_Written task_. Quote the listing below in full and exactly as written, but omit every picture.

_Available data_.
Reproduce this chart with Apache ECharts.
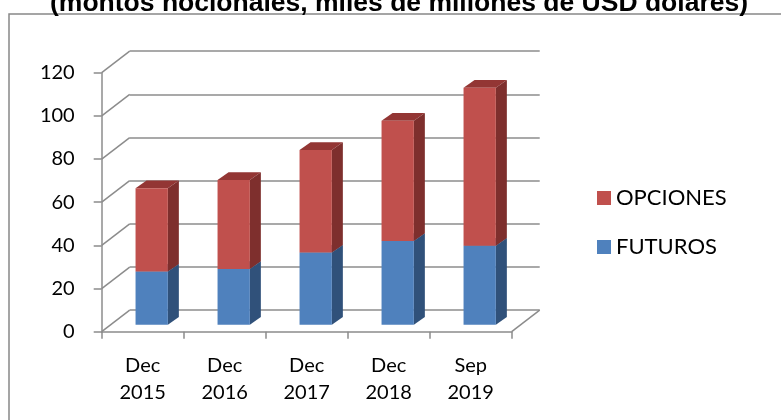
<!DOCTYPE html>
<html>
<head>
<meta charset="utf-8">
<script src="https://cdn.jsdelivr.net/npm/echarts@6/dist/echarts.min.js"></script>
<style>
	html, body { margin: 0; padding: 0; background: #fff; }
	#myChart { width: 781px; height: 420px; }
</style>
</head>
<body>
<div id="myChart"></div>
<script>
const categories = ["Dec\n2015", "Dec\n2016", "Dec\n2017", "Dec\n2018", "Sep\n2019"];
const futuros = [24.6, 25.8, 33.4, 38.8, 36.6];
const opciones = [38.6, 41.3, 47.6, 55.7, 73.2];
const yTicks = [0, 20, 40, 60, 80, 100, 120];

// desplazamientos del efecto 3D (px)
const WALL = [28, -21.5]; // pared del fondo
const FACE = [9, -7]; // cara frontal de las barras
const DEPTH = [11, -7.7]; // grosor de la barra
const GRID_COLOR = "#8c8c8c";
const FONT = "Lato";

const RED = { front: "#C0504D", side: "#7E2F2D", top: "#933634" };
const BLUE = { front: "#4F81BD", side: "#30517A", top: "#3D6694" };

function renderBar(colors) {
	return function (params, api) {
		let i = api.value(0);
		let lo = api.coord([i, api.value(1)]);
		let hi = api.coord([i, api.value(2)]);
		let w = api.size([1, 0])[0] * 0.394;
		let x0 = lo[0] - w / 2 + FACE[0];
		let x1 = x0 + w;
		let yb = lo[1] + FACE[1];
		let yt = hi[1] + FACE[1];
		let dx = DEPTH[0], dy = DEPTH[1];
		return {
			type: "group",
			children: [
				{
					type: "polygon",
					shape: { points: [[x0, yt], [x1, yt], [x1 + dx, yt + dy], [x0 + dx, yt + dy]] },
					style: { fill: colors.top },
				},
				{
					type: "polygon",
					shape: { points: [[x1, yb], [x1 + dx, yb + dy], [x1 + dx, yt + dy], [x1, yt]] },
					style: { fill: colors.side },
				},
				{
					type: "rect",
					shape: { x: x0, y: yt, width: w, height: yb - yt },
					style: { fill: colors.front },
				},
			],
		};
	};
}

// lineas diagonales entre el eje frontal y la pared del fondo
function renderEdge(params, api) {
	let cs = params.coordSys;
	let y = api.coord([0, api.value(0)])[1];
	let x = api.value(1) ? cs.x + cs.width : cs.x;
	return {
		type: "line",
		shape: { x1: x, y1: y, x2: x + WALL[0], y2: y + WALL[1] },
		style: { stroke: GRID_COLOR, lineWidth: 1.5 },
	};
}

let futBars = futuros.map((v, i) => [i, 0, v]);
let opcBars = opciones.map((v, i) => [i, futuros[i], futuros[i] + v]);
let edges = yTicks.map((v) => [v, 0]).concat([[0, 1]]);

var myChart = echarts.init(document.getElementById("myChart"));
myChart.setOption({
	animation: false,
	title: {
		text: "(montos nocionales, miles de millones de USD dolares)",
		left: 394,
		textAlign: "center",
		top: -15,
		textStyle: { fontFamily: "Liberation Sans", fontSize: 26.5, fontWeight: "bold", color: "#000" },
	},
	graphic: [
		{
			type: "rect",
			shape: { x: 9, y: 14, width: 800, height: 430 },
			style: { fill: "none", stroke: "#888", lineWidth: 1.5 },
			z: -1,
		},
	],
	legend: {
		orient: "vertical",
		left: 592,
		top: 182,
		itemWidth: 14,
		itemHeight: 14,
		itemGap: 27,
		icon: "rect",
		data: ["OPCIONES", "FUTUROS"],
		textStyle: { fontFamily: FONT, fontSize: 22, color: "#000" },
	},
	grid: [
		{ left: 101.7, right: 269.3, top: 72.7, bottom: 88.3 },
		{ left: 129.7, right: 241.3, top: 51.2, bottom: 109.8 },
	],
	xAxis: [
		{
			type: "category",
			data: categories,
			gridIndex: 0,
			axisLine: { lineStyle: { color: GRID_COLOR, width: 1.5 } },
			axisTick: { show: true, length: 7, lineStyle: { color: GRID_COLOR, width: 1.5 } },
			axisLabel: { margin: 20, fontFamily: FONT, fontSize: 20, lineHeight: 27, color: "#000" },
		},
		{ type: "category", data: categories, gridIndex: 1, show: false },
	],
	yAxis: [
		{
			type: "value",
			gridIndex: 0,
			min: 0,
			max: 120,
			interval: 20,
			axisLine: { show: true, lineStyle: { color: GRID_COLOR, width: 1.5 } },
			axisTick: { show: true, length: 8, lineStyle: { color: GRID_COLOR, width: 1.5 } },
			axisLabel: { margin: 27, fontFamily: FONT, fontSize: 20, color: "#000" },
			splitLine: { show: false },
		},
		{
			type: "value",
			gridIndex: 1,
			min: 0,
			max: 120,
			interval: 20,
			axisLine: { show: false },
			axisTick: { show: false },
			axisLabel: { show: false },
			splitLine: { show: true, lineStyle: { color: GRID_COLOR, width: 1.5 } },
		},
	],
	series: [
		{
			name: "bordes",
			type: "custom",
			xAxisIndex: 0,
			yAxisIndex: 0,
			encode: { x: 1, y: 0 },
			renderItem: renderEdge,
			data: edges,
			silent: true,
		},
		{
			name: "FUTUROS",
			type: "custom",
			xAxisIndex: 0,
			yAxisIndex: 0,
			encode: { x: 0, y: [1, 2] },
			itemStyle: { color: BLUE.front },
			renderItem: renderBar(BLUE),
			data: futBars,
		},
		{
			name: "OPCIONES",
			type: "custom",
			xAxisIndex: 0,
			yAxisIndex: 0,
			encode: { x: 0, y: [1, 2] },
			itemStyle: { color: RED.front },
			renderItem: renderBar(RED),
			data: opcBars,
		},
	],
});
</script>
</body>
</html>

_Solution to this exercise_.
Reproduce this chart with Apache ECharts.
<!DOCTYPE html>
<html>
<head>
<meta charset="utf-8">
<script src="https://cdn.jsdelivr.net/npm/echarts@6/dist/echarts.min.js"></script>
<style>
	html, body { margin: 0; padding: 0; background: #fff; }
	#myChart { width: 781px; height: 420px; }
</style>
</head>
<body>
<div id="myChart"></div>
<script>
const categories = ["Dec\n2015", "Dec\n2016", "Dec\n2017", "Dec\n2018", "Sep\n2019"];
const futuros = [24.6, 25.8, 33.4, 38.8, 36.6];
const opciones = [38.6, 41.3, 47.6, 55.7, 73.2];
const yTicks = [0, 20, 40, 60, 80, 100, 120];

// desplazamientos del efecto 3D (px)
const WALL = [28, -21.5]; // pared del fondo
const FACE = [9, -7]; // cara frontal de las barras
const DEPTH = [11, -7.7]; // grosor de la barra
const GRID_COLOR = "#8c8c8c";
const FONT = "Lato";

const RED = { front: "#C0504D", side: "#7E2F2D", top: "#933634" };
const BLUE = { front: "#4F81BD", side: "#30517A", top: "#3D6694" };

function renderBar(colors) {
	return function (params, api) {
		let i = api.value(0);
		let lo = api.coord([i, api.value(1)]);
		let hi = api.coord([i, api.value(2)]);
		let w = api.size([1, 0])[0] * 0.394;
		let x0 = lo[0] - w / 2 + FACE[0];
		let x1 = x0 + w;
		let yb = lo[1] + FACE[1];
		let yt = hi[1] + FACE[1];
		let dx = DEPTH[0], dy = DEPTH[1];
		return {
			type: "group",
			children: [
				{
					type: "polygon",
					shape: { points: [[x0, yt], [x1, yt], [x1 + dx, yt + dy], [x0 + dx, yt + dy]] },
					style: { fill: colors.top },
				},
				{
					type: "polygon",
					shape: { points: [[x1, yb], [x1 + dx, yb + dy], [x1 + dx, yt + dy], [x1, yt]] },
					style: { fill: colors.side },
				},
				{
					type: "rect",
					shape: { x: x0, y: yt, width: w, height: yb - yt },
					style: { fill: colors.front },
				},
			],
		};
	};
}

// lineas diagonales entre el eje frontal y la pared del fondo
function renderEdge(params, api) {
	let cs = params.coordSys;
	let y = api.coord([0, api.value(0)])[1];
	let x = api.value(1) ? cs.x + cs.width : cs.x;
	return {
		type: "line",
		shape: { x1: x, y1: y, x2: x + WALL[0], y2: y + WALL[1] },
		style: { stroke: GRID_COLOR, lineWidth: 1.5 },
	};
}

let futBars = futuros.map((v, i) => [i, 0, v]);
let opcBars = opciones.map((v, i) => [i, futuros[i], futuros[i] + v]);
let edges = yTicks.map((v) => [v, 0]).concat([[0, 1]]);

var myChart = echarts.init(document.getElementById("myChart"));
myChart.setOption({
	animation: false,
	title: {
		text: "(montos nocionales, miles de millones de USD dolares)",
		left: 394,
		textAlign: "center",
		top: -15,
		textStyle: { fontFamily: "Liberation Sans", fontSize: 26.5, fontWeight: "bold", color: "#000" },
	},
	graphic: [
		{
			type: "rect",
			shape: { x: 9, y: 14, width: 800, height: 430 },
			style: { fill: "none", stroke: "#888", lineWidth: 1.5 },
			z: -1,
		},
	],
	legend: {
		orient: "vertical",
		left: 592,
		top: 182,
		itemWidth: 14,
		itemHeight: 14,
		itemGap: 27,
		icon: "rect",
		data: ["OPCIONES", "FUTUROS"],
		textStyle: { fontFamily: FONT, fontSize: 22, color: "#000" },
	},
	grid: [
		{ left: 101.7, right: 269.3, top: 72.7, bottom: 88.3 },
		{ left: 129.7, right: 241.3, top: 51.2, bottom: 109.8 },
	],
	xAxis: [
		{
			type: "category",
			data: categories,
			gridIndex: 0,
			axisLine: { lineStyle: { color: GRID_COLOR, width: 1.5 } },
			axisTick: { show: true, length: 7, lineStyle: { color: GRID_COLOR, width: 1.5 } },
			axisLabel: { margin: 20, fontFamily: FONT, fontSize: 20, lineHeight: 27, color: "#000" },
		},
		{ type: "category", data: categories, gridIndex: 1, show: false },
	],
	yAxis: [
		{
			type: "value",
			gridIndex: 0,
			min: 0,
			max: 120,
			interval: 20,
			axisLine: { show: true, lineStyle: { color: GRID_COLOR, width: 1.5 } },
			axisTick: { show: true, length: 8, lineStyle: { color: GRID_COLOR, width: 1.5 } },
			axisLabel: { margin: 27, fontFamily: FONT, fontSize: 20, color: "#000" },
			splitLine: { show: false },
		},
		{
			type: "value",
			gridIndex: 1,
			min: 0,
			max: 120,
			interval: 20,
			axisLine: { show: false },
			axisTick: { show: false },
			axisLabel: { show: false },
			splitLine: { show: true, lineStyle: { color: GRID_COLOR, width: 1.5 } },
		},
	],
	series: [
		{
			name: "bordes",
			type: "custom",
			xAxisIndex: 0,
			yAxisIndex: 0,
			encode: { x: 1, y: 0 },
			renderItem: renderEdge,
			data: edges,
			silent: true,
		},
		{
			name: "FUTUROS",
			type: "custom",
			xAxisIndex: 0,
			yAxisIndex: 0,
			encode: { x: 0, y: [1, 2] },
			itemStyle: { color: BLUE.front },
			renderItem: renderBar(BLUE),
			data: futBars,
		},
		{
			name: "OPCIONES",
			type: "custom",
			xAxisIndex: 0,
			yAxisIndex: 0,
			encode: { x: 0, y: [1, 2] },
			itemStyle: { color: RED.front },
			renderItem: renderBar(RED),
			data: opcBars,
		},
	],
});
</script>
</body>
</html>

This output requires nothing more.